And it wasn’t clear if by pressing on she had any hope of winning
back more than she’d already lost.
    Back home after the trip to Carthage, I tried to navigate the
thicket of facts I had dutifully set down in notebooks and tape
recorders. The longer I talked to Judith, the more difficult it
became to write anything about her saga. The evidence was so
simultaneously scattershot and voluminous that it seemed impossible
to corral. Something extraordinary had happened to her, that much
was certain. And something dark clearly had taken place in her
family—indeed, it seemed to still be happening. But a great many of
the answers lay in a time that was now out of any reasonable reach
of memory.
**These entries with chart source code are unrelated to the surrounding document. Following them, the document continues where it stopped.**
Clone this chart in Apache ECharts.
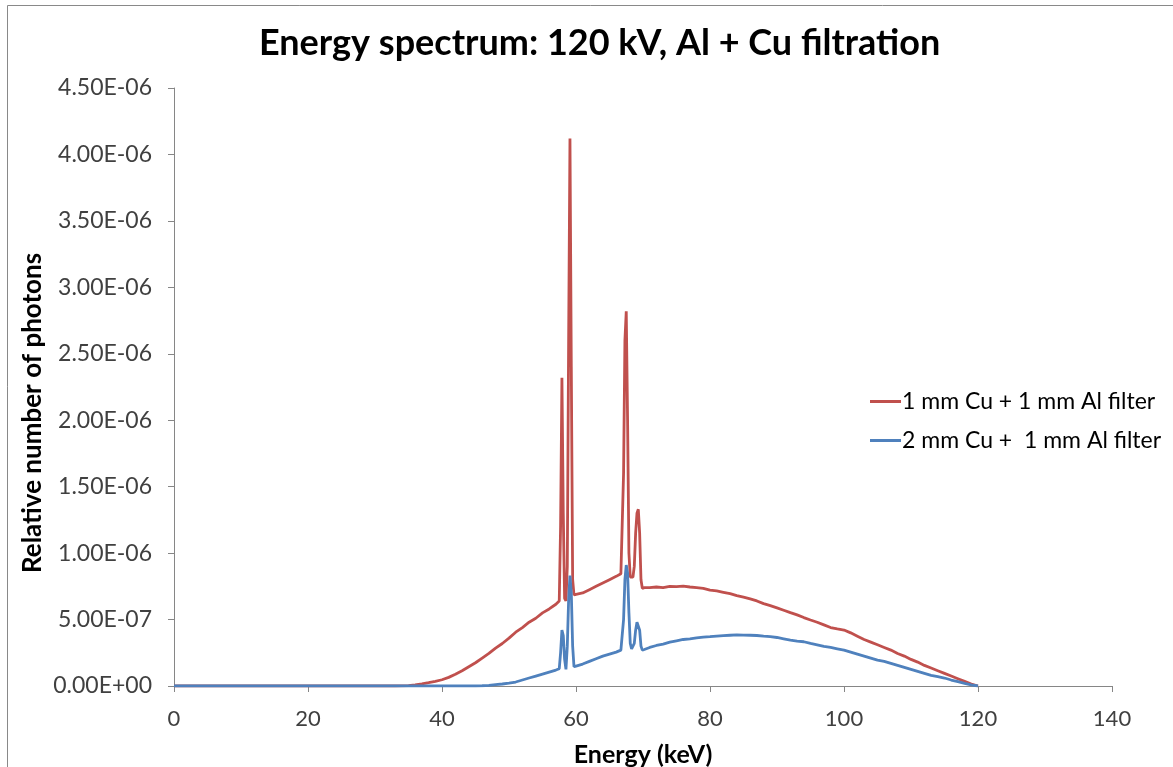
<!DOCTYPE html>
<html>
<head>
<meta charset="utf-8">
<title>Energy spectrum: 120 kV, Al + Cu filtration</title>
<script src="https://cdn.jsdelivr.net/npm/echarts@6/dist/echarts.min.js"></script>
<style>
  html, body { margin: 0; padding: 0; background: #ffffff; }
  #chart { width: 1173px; height: 767px; }
</style>
</head>
<body>
<div id="chart"></div>
<script>
// Photon energy (keV) sample points shared by both spectra
const energy = [
  0, 10, 20, 30, 33, 35, 36, 37, 38, 39, 40, 41, 42, 43, 44, 45, 46, 47, 48, 49,
  50, 51, 52, 53, 54, 55, 56, 57,
  57.5, 57.7, 57.9, 58.1, 58.3, 58.5, 58.7, 58.9, 59.1, 59.3, 59.5, 59.7, 60,
  61, 62, 63, 64, 65, 66, 66.7,
  66.9, 67.1, 67.3, 67.5, 67.7, 67.9, 68.1, 68.3, 68.5, 68.7, 68.9, 69.1, 69.3, 69.5, 69.7, 69.9, 70.2,
  71, 72, 73, 74, 75, 76, 77, 78, 79, 80, 81, 82, 83, 84, 85, 86, 87, 88, 89, 90,
  91, 92, 93, 94, 95, 96, 97, 98, 99, 100, 101, 102, 103, 104, 105, 106, 107, 108, 109, 110,
  111, 112, 113, 114, 115, 116, 117, 118, 119, 120
];

// Relative number of photons, in units of 1E-06
const cu1al1 = [
  0, 0, 0, 0, 0, 0.003, 0.008, 0.016, 0.025, 0.035, 0.047, 0.065, 0.088, 0.115, 0.145, 0.175, 0.21, 0.245, 0.285, 0.32,
  0.36, 0.405, 0.44, 0.48, 0.51, 0.55, 0.58, 0.615,
  0.64, 1.2, 2.32, 1.3, 0.66, 0.64, 0.9, 2.6, 4.12, 2.4, 0.8, 0.685, 0.69,
  0.70, 0.725, 0.75, 0.775, 0.80, 0.825, 0.845,
  0.85, 1.6, 2.6, 2.82, 2.0, 1.0, 0.82, 0.82, 0.82, 0.9, 1.15, 1.3, 1.33, 1.15, 0.8, 0.735, 0.74,
  0.74, 0.745, 0.74, 0.75, 0.748, 0.752, 0.745, 0.74, 0.735, 0.722, 0.715, 0.705, 0.695, 0.68, 0.668, 0.655, 0.64, 0.62, 0.605, 0.588,
  0.57, 0.552, 0.535, 0.515, 0.497, 0.48, 0.46, 0.44, 0.43, 0.421, 0.40, 0.375, 0.35, 0.33, 0.31, 0.29, 0.27, 0.245, 0.225, 0.2,
  0.18, 0.155, 0.135, 0.115, 0.095, 0.075, 0.055, 0.035, 0.015, 0
];

const cu2al1 = [
  0, 0, 0, 0, 0, 0, 0, 0, 0, 0, 0, 0, 0, 0, 0, 0, 0.002, 0.005, 0.01, 0.015,
  0.022, 0.03, 0.045, 0.06, 0.075, 0.09, 0.105, 0.12,
  0.13, 0.25, 0.42, 0.38, 0.2, 0.125, 0.3, 0.65, 0.83, 0.7, 0.3, 0.145, 0.15,
  0.165, 0.185, 0.205, 0.225, 0.24, 0.255, 0.27,
  0.28, 0.5, 0.8, 0.91, 0.85, 0.55, 0.32, 0.28, 0.28, 0.32, 0.42, 0.48, 0.485, 0.42, 0.3, 0.27, 0.275,
  0.29, 0.305, 0.315, 0.33, 0.34, 0.35, 0.355, 0.362, 0.368, 0.371, 0.376, 0.379, 0.382, 0.384, 0.383, 0.382, 0.38, 0.375, 0.371, 0.365,
  0.355, 0.345, 0.338, 0.333, 0.32, 0.31, 0.298, 0.29, 0.28, 0.27, 0.255, 0.24, 0.225, 0.21, 0.195, 0.185, 0.17, 0.155, 0.14, 0.125,
  0.11, 0.095, 0.08, 0.07, 0.06, 0.045, 0.033, 0.02, 0.008, 0
];

const seriesNames = ['1 mm Cu + 1 mm Al filter', '2 mm Cu +  1 mm Al filter'];
const seriesColors = ['#C0504D', '#4F81BD'];

const FONT = 'Lato, "Open Sans", "DejaVu Sans", sans-serif';

// "4.50E-06" style tick labels
function sciLabel(microValue) {
  const v = Math.round(microValue * 100) / 100 * 1e-6;
  if (v === 0) return '0.00E+00';
  const parts = v.toExponential(2).split('e');
  const exp = parseInt(parts[1], 10);
  return parts[0] + 'E' + (exp < 0 ? '-' : '+') + String(Math.abs(exp)).padStart(2, '0');
}

function pairs(values) {
  return energy.map((e, i) => [e, values[i]]);
}

const chart = echarts.init(document.getElementById('chart'), null, { renderer: 'canvas' });

chart.setOption({
  animation: false,
  backgroundColor: '#ffffff',
  title: {
    text: 'Energy spectrum: 120 kV, Al + Cu filtration',
    left: 254,
    top: 20,
    textStyle: { fontFamily: FONT, fontSize: 36, fontWeight: 'bold', color: '#000000' }
  },
  legend: {
    orient: 'vertical',
    left: 865,
    top: 385,
    itemWidth: 31,
    itemHeight: 3,
    itemGap: 16,
    icon: 'rect',
    data: seriesNames,
    textStyle: { fontFamily: FONT, fontSize: 23, color: '#000000', padding: [0, 0, 0, -4] }
  },
  grid: { left: 174, right: 61, top: 88, bottom: 81, containLabel: false, outerBoundsMode: 'none' },
  xAxis: {
    type: 'value',
    min: 0,
    max: 140,
    interval: 20,
    name: 'Energy (keV)',
    nameLocation: 'middle',
    nameGap: 56,
    nameTextStyle: { fontFamily: FONT, fontSize: 25, fontWeight: 'bold', color: '#000000' },
    axisLine: { lineStyle: { color: '#868686', width: 1 } },
    axisTick: { show: true, length: 6, lineStyle: { color: '#868686' } },
    axisLabel: { fontFamily: FONT, fontSize: 22, color: '#404040', margin: 22 },
    splitLine: { show: false }
  },
  yAxis: {
    type: 'value',
    min: 0,
    max: 4.5,
    interval: 0.5,
    axisLine: { show: true, lineStyle: { color: '#868686', width: 1 } },
    axisTick: { show: true, length: 6, lineStyle: { color: '#868686' } },
    axisLabel: { fontFamily: FONT, fontSize: 23, color: '#404040', margin: 22, formatter: sciLabel },
    splitLine: { show: false }
  },
  graphic: [
    {
      type: 'rect',
      silent: true,
      shape: { x: 7.5, y: 5.5, width: 1300, height: 900 },
      style: { fill: null, stroke: '#898989', lineWidth: 1 }
    },
    {
      type: 'text',
      silent: true,
      x: 33,
      y: 413,
      rotation: Math.PI / 2,
      style: {
        text: 'Relative number of photons',
        fontFamily: FONT,
        fontSize: 26,
        fontWeight: 'bold',
        fill: '#000000',
        align: 'center',
        verticalAlign: 'middle'
      }
    }
  ],
  series: [
    {
      name: seriesNames[0],
      type: 'line',
      data: pairs(cu1al1),
      showSymbol: false,
      smooth: false,
      color: seriesColors[0],
      lineStyle: { color: seriesColors[0], width: 2.8 },
      z: 2
    },
    {
      name: seriesNames[1],
      type: 'line',
      data: pairs(cu2al1),
      showSymbol: false,
      smooth: false,
      color: seriesColors[1],
      lineStyle: { color: seriesColors[1], width: 2.8 },
      z: 3
    }
  ]
});
</script>
</body>
</html>
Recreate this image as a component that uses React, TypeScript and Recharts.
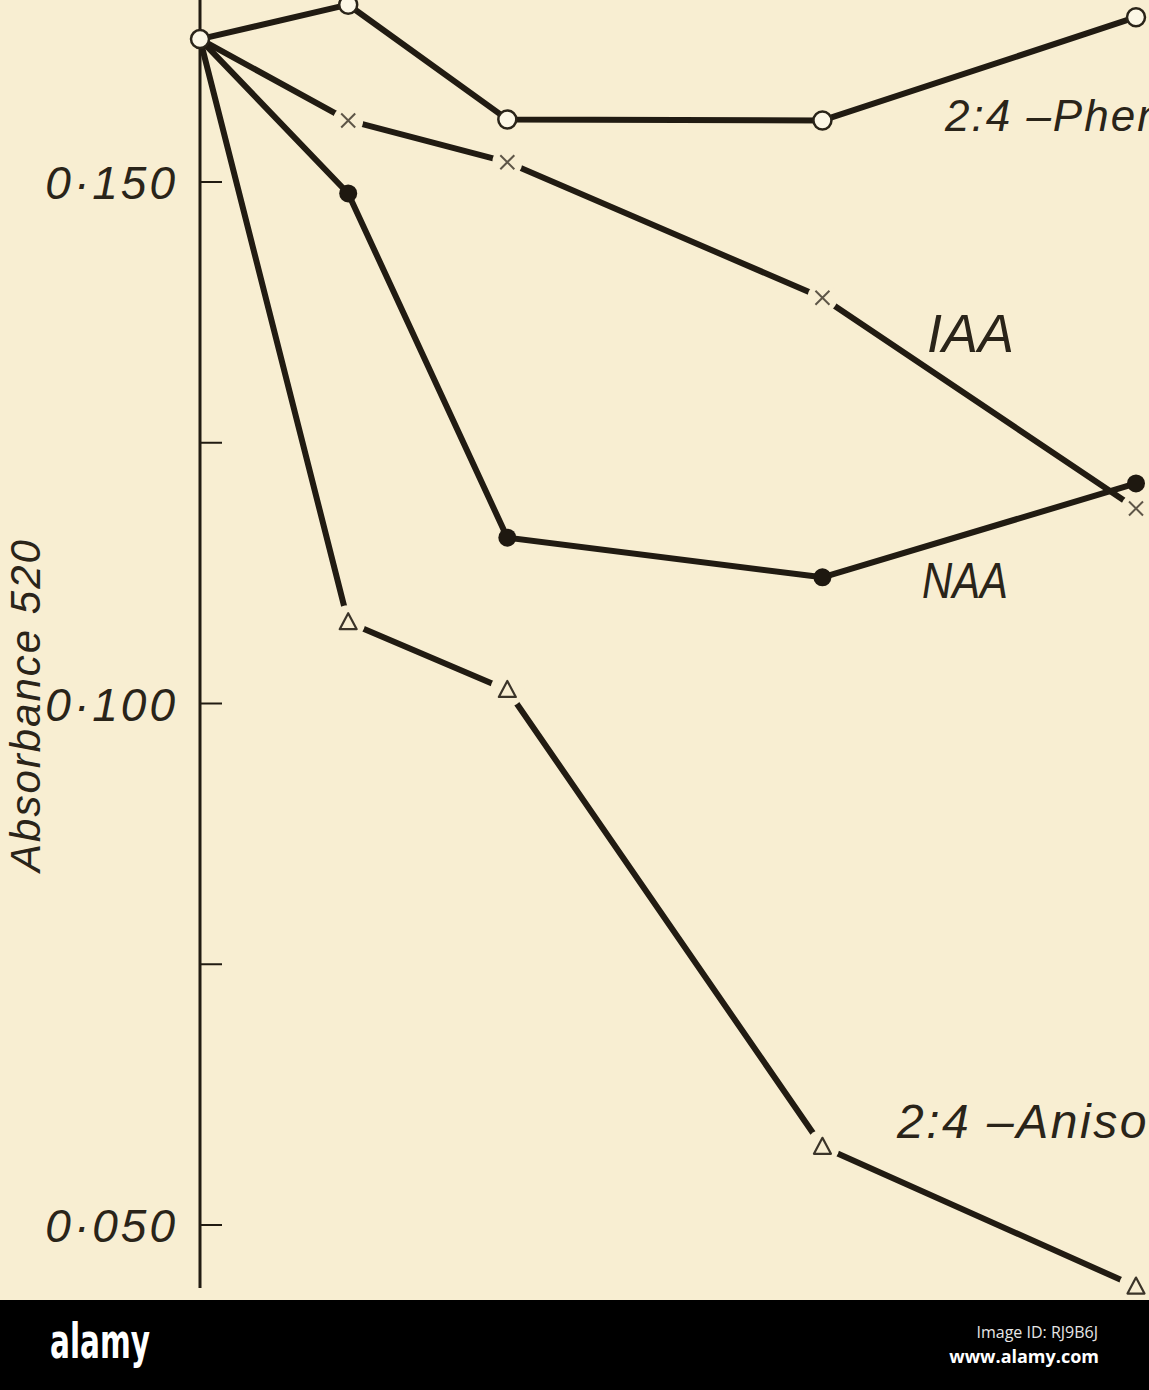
import { LineChart, Line, XAxis, YAxis } from "recharts";

const times = [0, 0.95, 1.97, 3.99, 6];

// absorbance at 520 nm for each treatment
const phen = [0.1637, 0.167, 0.156, 0.1559, 0.1658];
const iaa = [0.1637, 0.1559, 0.1519, 0.1389, 0.1187];
const naa = [0.1637, 0.1489, 0.1159, 0.1121, 0.1211];
const aniso = [0.1637, 0.1078, 0.1013, 0.0575, 0.0441];

const yTicks = [0.05, 0.075, 0.1, 0.125, 0.15];
const yTickLabels = ["0·050", "", "0·100", "", "0·150"];

const seriesNames = ["2:4 –Phen", "IAA", "NAA", "2:4 –Aniso"];

const BG = "#f8eed2";
const INK = "#211b12";
const FONT = "'Liberation Sans', Arial, sans-serif";

const data = times.map((t, i) => ({ t, phen: phen[i], iaa: iaa[i], naa: naa[i], aniso: aniso[i] }));

const OpenDot = (p: any) => (
  <circle key={`ph-${p.index}`} cx={p.cx} cy={p.cy} r={9} fill="#fcf7e6" stroke="#2a2419" strokeWidth={2.5} />
);

const CrossDot = (p: any) => {
  if (p.index === 0) return <g key={`x-${p.index}`} />;
  const { cx, cy } = p;
  return (
    <g key={`x-${p.index}`}>
      <circle cx={cx} cy={cy} r={15} fill={BG} />
      <path
        d={`M${cx - 7},${cy - 7}L${cx + 7},${cy + 7}M${cx + 7},${cy - 7}L${cx - 7},${cy + 7}`}
        stroke="#5e5648"
        strokeWidth={2}
      />
    </g>
  );
};

const FilledDot = (p: any) => {
  if (p.index === 0) return <g key={`n-${p.index}`} />;
  return <circle key={`n-${p.index}`} cx={p.cx} cy={p.cy} r={9} fill="#1e1810" />;
};

const TriangleDot = (p: any) => {
  if (p.index === 0) return <g key={`a-${p.index}`} />;
  const { cx, cy } = p;
  return (
    <g key={`a-${p.index}`}>
      <circle cx={cx} cy={cy} r={17} fill={BG} />
      <path
        d={`M${cx},${cy - 9}L${cx + 8.5},${cy + 7}L${cx - 8.5},${cy + 7}Z`}
        fill="none"
        stroke="#3b3429"
        strokeWidth={2.2}
        strokeLinejoin="round"
      />
    </g>
  );
};

const YTick = (props: any) => {
  const { x, y, payload } = props;
  const label = yTickLabels[yTicks.indexOf(payload.value)];
  return (
    <g>
      <line x1={x} x2={x + 22} y1={y} y2={y} stroke={INK} strokeWidth={2} />
      {label && (
        <text
          x={x - 22}
          y={y}
          dy={17}
          textAnchor="end"
          fontFamily={FONT}
          fontStyle="italic"
          fontSize={46}
          letterSpacing={3}
          fill="#2a2419"
        >
          {label}
        </text>
      )}
    </g>
  );
};

const lineStyle = { stroke: INK, strokeWidth: 6, strokeLinecap: "round" as const, strokeLinejoin: "round" as const };

export default function App() {
  return (
    <div style={{ position: "absolute", left: 0, top: 0, width: 1149, height: 1390, background: BG, overflow: "hidden" }}>
      <LineChart width={1149} height={1300} data={data} margin={{ top: 0, right: 13, bottom: 12, left: 0 }}>
        <XAxis dataKey="t" type="number" domain={[0, 6]} hide />
        <YAxis
          type="number"
          domain={[0.04396, 0.16745]}
          ticks={yTicks}
          width={200}
          tickSize={0}
          tickMargin={0}
          tickLine={false}
          axisLine={{ stroke: INK, strokeWidth: 3 }}
          tick={<YTick />}
        />
        {/* lines first, markers on top so the gaps around markers cut every line */}
        <Line type="linear" dataKey="phen" {...lineStyle} dot={false} activeDot={false} isAnimationActive={false} />
        <Line type="linear" dataKey="iaa" {...lineStyle} dot={false} activeDot={false} isAnimationActive={false} />
        <Line type="linear" dataKey="naa" {...lineStyle} dot={false} activeDot={false} isAnimationActive={false} />
        <Line type="linear" dataKey="aniso" {...lineStyle} dot={false} activeDot={false} isAnimationActive={false} />
        <Line type="linear" dataKey="aniso" stroke="none" dot={TriangleDot} activeDot={false} isAnimationActive={false} />
        <Line type="linear" dataKey="naa" stroke="none" dot={FilledDot} activeDot={false} isAnimationActive={false} />
        <Line type="linear" dataKey="iaa" stroke="none" dot={CrossDot} activeDot={false} isAnimationActive={false} />
        <Line type="linear" dataKey="phen" stroke="none" dot={OpenDot} activeDot={false} isAnimationActive={false} />
      </LineChart>
      <svg width={1149} height={1390} style={{ position: "absolute", left: 0, top: 0, pointerEvents: "none" }}>
        <g fontFamily={FONT} fontStyle="italic" fill="#2a2419">
          <text x={945} y={131} fontSize={44} letterSpacing={2}>{seriesNames[0]}</text>
          <text x={927} y={352} fontSize={54}>{seriesNames[1]}</text>
          <text x={922} y={598} fontSize={50} textLength={86} lengthAdjust="spacingAndGlyphs">{seriesNames[2]}</text>
          <text x={897} y={1138} fontSize={48} letterSpacing={2.5}>{seriesNames[3]}</text>
          <text
            transform="translate(40,705) rotate(-90)"
            textAnchor="middle"
            fontSize={42}
            letterSpacing={2}
          >
            Absorbance 520
          </text>
        </g>
        <rect x={0} y={1300} width={1149} height={90} fill="#000" />
        <text
          x={50}
          y={1358}
          fontFamily="'Liberation Sans Narrow', 'DejaVu Sans Condensed', sans-serif"
          fontWeight="bold"
          fontSize={48}
          textLength={100}
          lengthAdjust="spacingAndGlyphs"
          fill="#fff"
        >
          alamy
        </text>
        <text x={1098} y={1338} textAnchor="end" fontFamily="'Open Sans', sans-serif" fontSize={16} fill="#e6e6e6">
          Image ID: RJ9B6J
        </text>
        <text x={1099} y={1363} textAnchor="end" fontFamily="'Open Sans', sans-serif" fontWeight="bold" fontSize={18} fill="#fff">
          www.alamy.com
        </text>
      </svg>
    </div>
  );
}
Judith was fighting a war against a basic erosion of
historical facts, and I had unwittingly ended up fighting it
alongside her.
    At times her motivations seemed to slip into something like
revenge. “I probably will never be able to ever, ever get back all
this money that these people have taken,” Judith admitted to me at
one point. “I hate the fact that Rick has any of this. But the
public humiliation that he is going to have to deal with down the
line, I wouldn’t want to be walking in his shoes.” The further I
waded into the story, the more I wondered how I could possibly
untangle what was important from the petty grievances of a
messed-up family.
    Several months later, I was reading through the court filings
for Judith’s lawsuit in Texas, as it wended its way toward trial,
when one document caught my eye. It was a note postmarked November
29, 2010, from Louise Williams to the court:
Dear Judge Weiman,
I have no money to travel and my Doctor won’t let me go that Far
because of my Health. And Just about everything Judy Patterson has
Said is a Lie.… This is about the Fourth time She has Done this she
Wants to make a Movie of me and my family & Smear our names all
over the world. If I had any money I would sue her.
Something Bad is going to happen to Because [God] Don’t like
ugly.
Sincerely,
Ethel Louise Williams
    Smear our names all over the world.
Was she referring
to me? I remembered back to my visit, when I’d been sitting in
Judith’s living room and she’d answered a call on her cell phone.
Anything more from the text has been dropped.